Grid operators rely on water cooling systems to ensure reliable power delivery, especially as grids integrate more renewable energy sources and high-power electronic devices that require precise temperature control for optimal performance.
How does water cooling work for power electronics?
Water cooling for power electronics works by circulating coolant through heat exchangers or cooling plates attached to heat-generating components. The primary cooling medium is the vessel’s technical water system, with seawater used as a secondary option only when technical water is unavailable. The water absorbs heat from the electronics and carries it away through piping to external heat exchangers.
The process begins when heated components transfer thermal energy to cooling plates or heat sinks. Water flowing through these devices absorbs the heat as it moves through the system. Pumps maintain continuous circulation, ensuring consistent heat removal from critical components.
Temperature sensors and control systems monitor coolant temperatures and adjust flow rates to maintain optimal operating conditions. The heated water travels to external heat exchangers where it releases thermal energy before returning to cool the electronics again.
What types of electrical grid equipment need water cooling?
Power inverters, transformers, Static Var Compensators (SVCs), and energy storage systems require water cooling in electrical grid applications. These high-power devices generate substantial heat during operation and need active cooling to maintain efficiency and prevent thermal damage.
Power inverters used in renewable energy integration and grid-tie applications produce significant heat when converting DC power to AC power. Large transformers, especially those handling high voltages and currents, require cooling to manage heat generated by electrical losses and magnetic core heating.
Static Var Compensators use power electronics to regulate voltage and reactive power, generating heat that demands specialized cooling solutions. Energy storage systems, including battery installations and power conditioning equipment, also rely on water cooling to maintain optimal operating temperatures and extend equipment life. We specialize in cooling solutions for these demanding applications, offering B series cooling stations specifically designed for energy storage systems and L series stations for SVC applications.
What’s the difference between open and closed-loop cooling systems?

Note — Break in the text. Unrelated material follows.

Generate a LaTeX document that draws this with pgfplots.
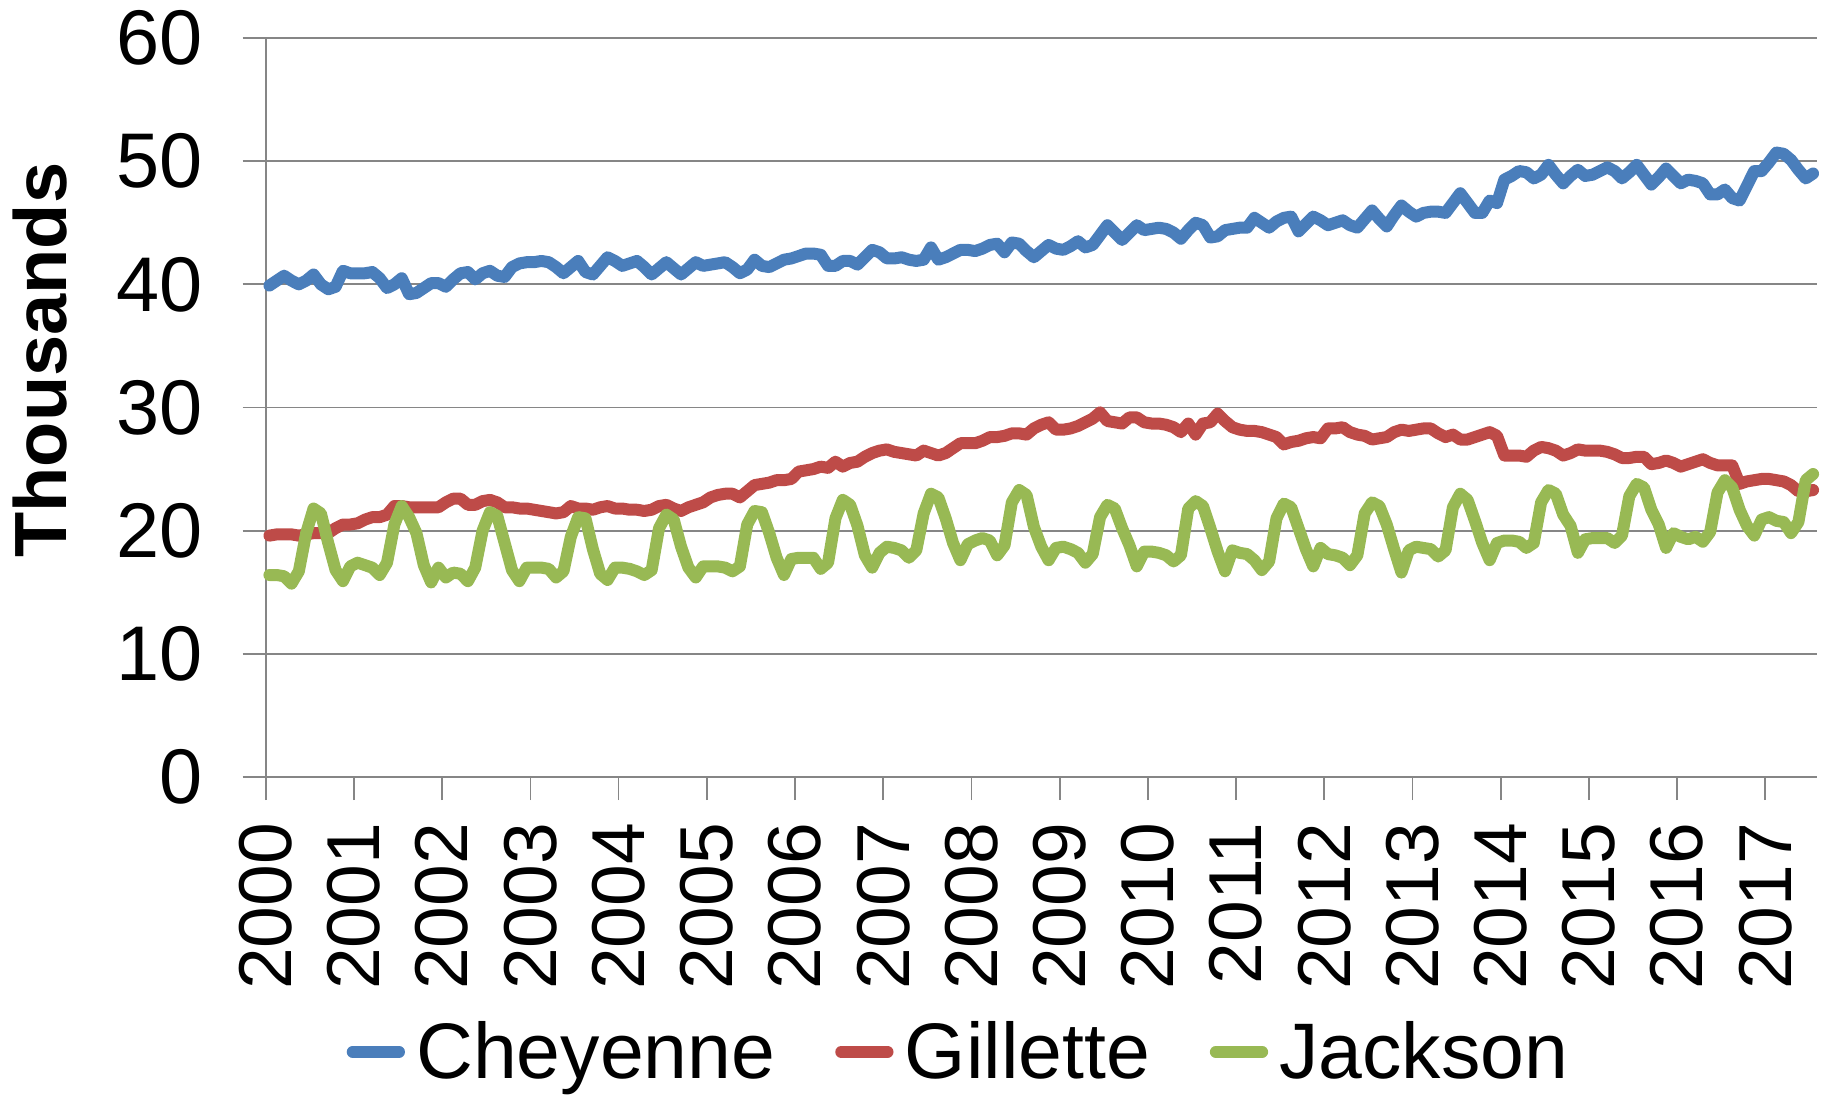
\documentclass[border=0pt]{standalone}
\usepackage{pgfplots}
\pgfplotsset{compat=1.18}
\usepackage{pgfplotstable}
\usepackage{fontspec}
\setmainfont{Liberation Sans}
\definecolor{cblue}{HTML}{4A7EBB}
\definecolor{cred}{HTML}{BE4B48}
\definecolor{cgreen}{HTML}{98B954}
\definecolor{gridc}{HTML}{868686}
% monthly values, Jan 2000 - Jul 2017 (thousands)
\pgfplotstableread{
c g j
39.9 19.6 16.4
40.3 19.7 16.4
40.7 19.7 16.3
40.3 19.7 15.7
40.0 19.6 16.7
40.3 19.7 19.8
40.8 19.8 21.8
40.0 19.8 21.4
39.6 19.8 19.0
39.8 20.2 16.8
41.1 20.5 15.9
40.9 20.5 17.1
40.9 20.6 17.4
40.9 20.9 17.2
41.0 21.1 17.0
40.5 21.1 16.4
39.7 21.3 17.4
40.0 22.0 20.5
40.5 22.0 22.0
39.2 21.9 21.1
39.3 21.9 19.8
39.7 21.9 17.2
40.1 21.9 15.8
40.1 21.9 17.0
39.8 22.3 16.2
40.4 22.6 16.6
40.9 22.6 16.5
41.0 22.1 15.9
40.4 22.1 17.0
40.9 22.4 20.0
41.1 22.5 21.5
40.7 22.3 21.2
40.6 21.9 19.0
41.4 21.9 16.8
41.7 21.8 15.9
41.8 21.8 17.0
41.8 21.7 17.0
41.9 21.6 17.0
41.8 21.5 16.9
41.4 21.4 16.2
40.9 21.5 16.7
41.4 22.0 19.5
41.9 21.8 21.1
41.0 21.8 21.0
40.8 21.7 18.5
41.5 21.9 16.5
42.2 22.0 16.0
41.9 21.8 17.0
41.5 21.8 17.0
41.7 21.7 16.9
41.9 21.7 16.7
41.4 21.6 16.4
40.8 21.7 16.8
41.3 22.0 20.2
41.8 22.1 21.3
41.3 21.8 20.9
40.8 21.6 18.7
41.3 21.9 17.0
41.8 22.1 16.2
41.5 22.3 17.1
41.6 22.7 17.1
41.7 22.9 17.1
41.8 23.0 17.0
41.4 23.0 16.7
40.9 22.7 17.1
41.2 23.2 20.5
42.0 23.7 21.6
41.5 23.8 21.5
41.4 23.9 19.8
41.7 24.1 17.8
42.0 24.1 16.4
42.1 24.2 17.7
42.3 24.8 17.8
42.5 24.9 17.8
42.5 25.0 17.8
42.4 25.2 16.9
41.5 25.1 17.4
41.5 25.6 21.0
41.9 25.2 22.5
41.9 25.5 22.1
41.6 25.6 20.4
42.2 26.0 18.0
42.8 26.3 17.0
42.6 26.5 18.2
42.1 26.6 18.7
42.1 26.4 18.6
42.2 26.3 18.4
42.0 26.2 17.8
41.9 26.1 18.4
42.0 26.5 21.4
43.0 26.3 23.0
42.0 26.1 22.7
42.2 26.3 21.0
42.5 26.7 19.0
42.8 27.1 17.6
42.8 27.1 18.9
42.7 27.1 19.2
42.9 27.3 19.4
43.2 27.6 19.2
43.3 27.6 18.0
42.6 27.7 18.8
43.4 27.9 22.3
43.3 27.9 23.3
42.7 27.8 22.9
42.2 28.3 20.3
42.7 28.6 18.7
43.2 28.8 17.6
42.9 28.2 18.6
42.8 28.2 18.7
43.1 28.3 18.5
43.5 28.5 18.2
43.0 28.8 17.4
43.2 29.1 18.1
44.0 29.6 21.1
44.8 28.9 22.1
44.2 28.8 21.8
43.6 28.7 20.2
44.2 29.2 18.8
44.8 29.2 17.1
44.4 28.8 18.3
44.5 28.7 18.3
44.6 28.7 18.2
44.5 28.6 18.0
44.2 28.4 17.5
43.7 28.0 18.0
44.4 28.7 21.8
45.0 27.8 22.4
44.8 28.7 22.0
43.8 28.8 20.2
43.9 29.5 18.3
44.4 28.9 16.7
44.5 28.4 18.4
44.6 28.2 18.2
44.6 28.1 18.1
45.4 28.1 17.6
45.0 28.0 16.8
44.6 27.8 17.5
45.1 27.6 21.0
45.4 27.0 22.2
45.5 27.2 21.9
44.3 27.3 20.2
44.9 27.5 18.5
45.5 27.6 17.1
45.2 27.5 18.6
44.8 28.3 18.1
45.0 28.3 18.0
45.2 28.4 17.8
44.8 28.0 17.2
44.6 27.8 18.0
45.3 27.7 21.4
46.0 27.4 22.3
45.3 27.5 22.0
44.7 27.6 20.5
45.6 28.0 18.5
46.4 28.2 16.6
45.9 28.1 18.4
45.5 28.2 18.7
45.8 28.3 18.6
45.9 28.3 18.5
45.9 27.9 17.9
45.8 27.6 18.4
46.6 27.8 21.9
47.4 27.4 23.0
46.6 27.4 22.5
45.8 27.6 20.8
45.8 27.8 19.0
46.8 28.0 17.6
46.6 27.7 19.0
48.5 26.1 19.2
48.8 26.1 19.2
49.2 26.1 19.1
49.1 26.0 18.6
48.6 26.5 19.0
48.9 26.8 22.3
49.7 26.7 23.3
48.9 26.5 23.0
48.2 26.1 21.3
48.8 26.3 20.4
49.3 26.6 18.2
48.8 26.5 19.3
48.9 26.5 19.4
49.2 26.5 19.4
49.5 26.4 19.4
49.2 26.2 19.0
48.6 25.9 19.6
49.1 25.9 22.8
49.7 26.0 23.8
48.9 26.0 23.5
48.1 25.4 21.7
48.7 25.5 20.5
49.4 25.7 18.6
48.8 25.5 19.8
48.2 25.2 19.5
48.5 25.4 19.3
48.4 25.6 19.5
48.2 25.8 19.1
47.3 25.5 19.9
47.3 25.3 23.1
47.7 25.3 24.1
47.0 25.3 23.5
46.8 23.8 21.7
48.0 24.0 20.4
49.2 24.1 19.6
49.2 24.2 20.9
49.9 24.2 21.1
50.7 24.1 20.8
50.6 24.0 20.7
50.1 23.7 19.8
49.3 23.2 20.7
48.6 23.2 24.1
49.0 23.3 24.6
}\wydata
\begin{document}
\begin{tikzpicture}
\path[use as bounding box] (0,0) rectangle (732.4pt,440pt);
\begin{axis}[
  at={(106.3pt,129.2pt)}, anchor=south west,
  scale only axis, width=620.4pt, height=295.6pt,
  xmin=0, xmax=211, ymin=0, ymax=60,
  axis lines*=left,
  axis line style={gridc, line width=0.7pt, -},
  tick align=outside,
  major tick length=9.2pt,
  tick style={gridc, line width=0.7pt},
  xtick={0,12,24,36,48,60,72,84,96,108,120,132,144,156,168,180,192,204},
  xticklabels={2000,2001,2002,2003,2004,2005,2006,2007,2008,2009,2010,2011,2012,2013,2014,2015,2016,2017},
  ytick={0,10,20,30,40,50,60},
  ymajorgrids,
  grid style={gridc, line width=0.7pt},
  x tick label style={rotate=90, anchor=east, inner sep=0pt, font=\fontsize{30}{30}\selectfont},
  y tick label style={anchor=east, inner sep=0pt, font=\fontsize{31}{31}\selectfont},
  xticklabel shift=9pt, yticklabel shift=15.7pt,
  /pgf/number format/assume math mode=true,
  ylabel={Thousands},
  ylabel style={at={(axis description cs:-0.1456,0.564)}, anchor=center, inner sep=0pt, font=\bfseries\fontsize{29.6}{29.6}\selectfont},
  clip=false,
  legend columns=3,
  legend style={at={(0.4460,-0.372)}, anchor=center, draw=none, fill=none,
    font=\fontsize{31.5}{31.5}\selectfont, inner sep=0pt,
    nodes={inner sep=0pt},
    /tikz/every odd column/.append style={column sep=4.5pt},
    /tikz/every even column/.append style={column sep=24pt}},
  legend image code/.code={\draw[#1, line width=4.8pt, line cap=round] (2.4pt,0pt) -- (20.9pt,0pt);},
]
\addplot[cblue, line width=4.8pt, line join=round, line cap=round] table[x expr=\coordindex+0.5, y=c] {\wydata};
\addlegendentry{Cheyenne}
\addplot[cred, line width=4.8pt, line join=round, line cap=round] table[x expr=\coordindex+0.5, y=g] {\wydata};
\addlegendentry{Gillette}
\addplot[cgreen, line width=4.8pt, line join=round, line cap=round] table[x expr=\coordindex+0.5, y=j] {\wydata};
\addlegendentry{Jackson}
\end{axis}
\end{tikzpicture}
\end{document}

Open-loop cooling systems draw water from external sources like technical water systems, while closed-loop systems recirculate the same coolant continuously through a sealed circuit. Closed-loop systems offer better contamination control and are preferred for sensitive electrical equipment.
Open-loop systems typically use available water sources for cooling but face challenges with water quality and potential contamination of electrical components. Water quality can vary, potentially introducing particles or chemicals that could damage sensitive electronics.
Closed-loop systems provide superior control over coolant quality, temperature, and chemical composition. They use deionized water or specialized coolants that protect electrical components from corrosion and contamination. These systems require less water overall and offer better environmental compliance, making them ideal for electrical grid applications where equipment protection is critical.
How do you maintain water cooling systems in electrical grids?
Maintaining water cooling systems in electrical grids involves regular monitoring of coolant quality, checking for leaks, cleaning heat exchangers, and replacing filters. Scheduled maintenance includes testing coolant conductivity, inspecting pump operation, and verifying that temperature control systems function properly.
Monthly inspections should include checking coolant levels, examining connections for leaks, and monitoring system pressures. Coolant quality testing ensures proper chemical balance and conductivity levels, especially important for deionized water systems used with sensitive electronics.
Annual maintenance involves replacing filters, cleaning heat exchangers, inspecting pumps and valves, and testing emergency shutdown systems. Proper maintenance extends cooling system life and ensures reliable operation of critical electrical grid infrastructure.